At his London-based salon, owner Errol Douglas MBE wanted to give his clients a sense of safety without sacrificing his salon’s standards, positioning clear dividers between stations and providing clients with freshly laundered capes and gowns. “We even have a machine that will put a plastic sheet on their coats, so they know we are serious about their safety,” he explains.
But the financial impact isn’t the only ramification. For an industry that thrives on artistic expression, salon owners are finding new ways to keep their staff inspired. For Not Another Salon Owner Sophia Hilton, that means listening to her staff’s needs which sometimes includes giving them space.
“We’ve done a number of creative activities. For the first lockdown I bought everyone a mannequin head and my staff was inspired to create a look they loved. During our second closure everyone on my staff (including my back of house staff) £100 to spend on education,” she says. “I recently sent everyone an activity care package, it really is my job as an employer to do what is best for them,” she explains.
What The Government Is Doing To Help Businesses
The UK government has passed multiple financial support packages that are focused on helping employers keep employees on the payroll while businesses were closed. This support included the Coronavirus Job Retention bill, which allows employees to receive 80 percent of their wages, the Self-Employment Income Support bill, which allows self-employed workers to apply for forgivable grants up to £6,570 for a three-month period, and multiple business loan programs, all backed in some capacity by the government.
To help the beauty industry specifically, The British Beauty Council has started a “#ChopTheVat” campaign, urging the government to lower the Value-Added Tax (VAT) from 20 percent to 5 percent, which was done to help the hospitality industry. This extra 15 percent can help put money directly into hairdressers’ pockets and help salons survive the current lockdown.
But what is a Value-Added Tax? Any U.K. business with a revenue of £83,000 or more must pay a government tax every three months. Businesses account for this by charging a tax on any goods and services. Since the beauty industry is centered around services and fixed costs (such as rent and utilities), salons mainly pay a VAT tax based on their profit. Meaning, if the tax increases, salons and independent stylists will have to raise their prices to cover the tax, or see a decrease in their take home pay.
Moving Forward Together
So how does the industry move forward, better and stronger than before? It starts by not sacrificing self care for success, knowing your worth—and CHARGING for it.
“I think stylists have to be braver when it comes to raising their prices. If we don’t, salons will continue to close,” Sophia explains. “Personally, I never believed I could run a salon on single booking, but we’ve been doing it and I’ve been able to raise my prices and give better service,” she adds.
If there is hope for the future, it will be the strength of the global community of beauty professionals. “I really do hope that the camaraderie that we have seen on a global level continues, I have been really proud of the resilience of our industry and the people in it,” says Adam.

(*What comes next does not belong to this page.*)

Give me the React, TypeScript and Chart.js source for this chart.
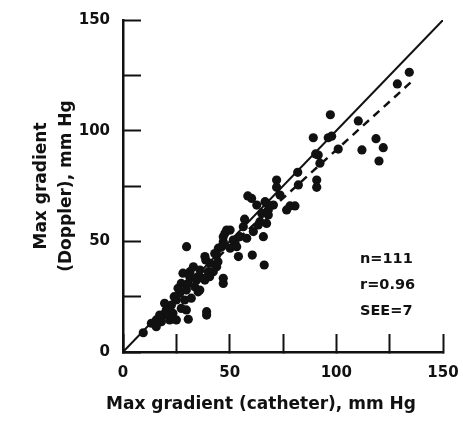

But this hope isn’t limited to just the beauty industry. Moving forward Errol hopes to support other businesses in his neighborhood to create a welcoming environment that customers will want to return to.
“After the pandemic is over, I don’t just want to market my salon, but I want to market the sandwich shop next door as well, so clients can feel a sense of welcoming and community when they come into my salon,” he says. “We have to work together so clients feel confident in our shops again.”
One thing that will never change about this industry is the desire to share the creativity it creates. “You’ll get a rebirth of new, young salons and creativity coming out,” shares Anthony. Although, Anthony adds salons may be smaller in size as a residual fear stays of the back and forth closures.